Viability of strains
When selecting for a probiotic it is important to consider the natural abilities of the candidates to inhibit the growth of certain pathogens. In vitro screening is common to quickly detect inhibition between two species of bacteria. It is important to consider that not always the reactions seen in vitrowill be present in the gastrointestinal tract. The gastrointestinal tract is an extremely harsh environment where only well adapted organisms can survive.
Acids, bile salts, digestive enzymes, rapid pH changes, variation in oxygen tension and extreme competition for nutrients will inactivate a large proportion of non-adapted organisms and will certainly limit growth and reproduction of the environmental organisms that are tough enough to resist the gastrointestinal transit. Due to these reasons the best place to initiate screening of potential probiotic candidates is the intestinal tract.

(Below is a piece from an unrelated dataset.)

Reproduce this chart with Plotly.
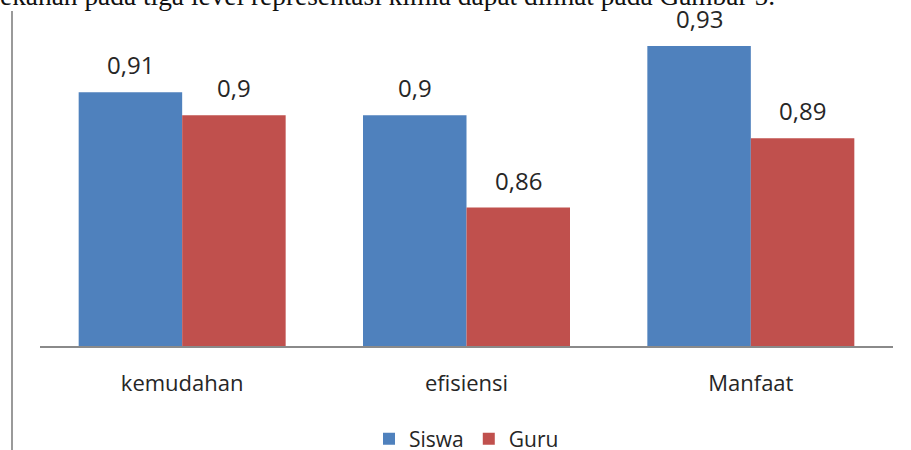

Furthermore, differences in the gastrointestinal physiology between animal species may also impact the viability of selected strains. Due to this reason it is wise to use bacterial strains derived from the same animal species in which the product will be used. Within the intestinal tract of a particular animal species the biochemical variations are wide. This will make certain bacterial species prone to colonise the specific locations were the biochemical conditions are favourable for them. These places of suitable conditions are called niches and are different for the different bacterial species. Because of this reason a single bacterial strain cannot perform well throughout the whole intestine.
Colonise the crop
By developing probiotic products containing bacterial strains from different regions of the intestine we can be sure that mores niches will be covered by a product. This can be of special relevance when a decrease in the number of pathogenic organisms is not enough like in the case of Salmonella enteritidis. In many countries of the European Union Salmonella must be completely absent in broiler flocks and the same regulation has started for turkeys. Failure to comply with this regulation leads to the sacrifice of the entire flock.
If possible the ideal probiotic should have strains able to colonise the crop. Even though feed does not remain for long periods in the crop it is important to create the worst possible environment for Salmonella for as long as possible – from the crop to the cloaca. Actually, cloaca colonisation is almost never mentioned in the criteria for probiotic selection. There is an important physiological process in domestic birds that makes this anatomical region especially important. Through suction movements the avian cloaca recycles uric acid from the cloaca and transports it to the ceca by means of retro peristaltic movements for bacterial fermentation.
This process is also used to transport environmental antigens from the cloaca to the bursa of Fabricious. If we consider this retro peristaltic mechanism it becomes clear how important the environment that surrounds the birds is and how important it is to maintain a tough barrier against pathogens. So far this has not been considered as an important feature for poultry probiotics; however, future product development should certainly consider cloaca colonisation as a selection criterion.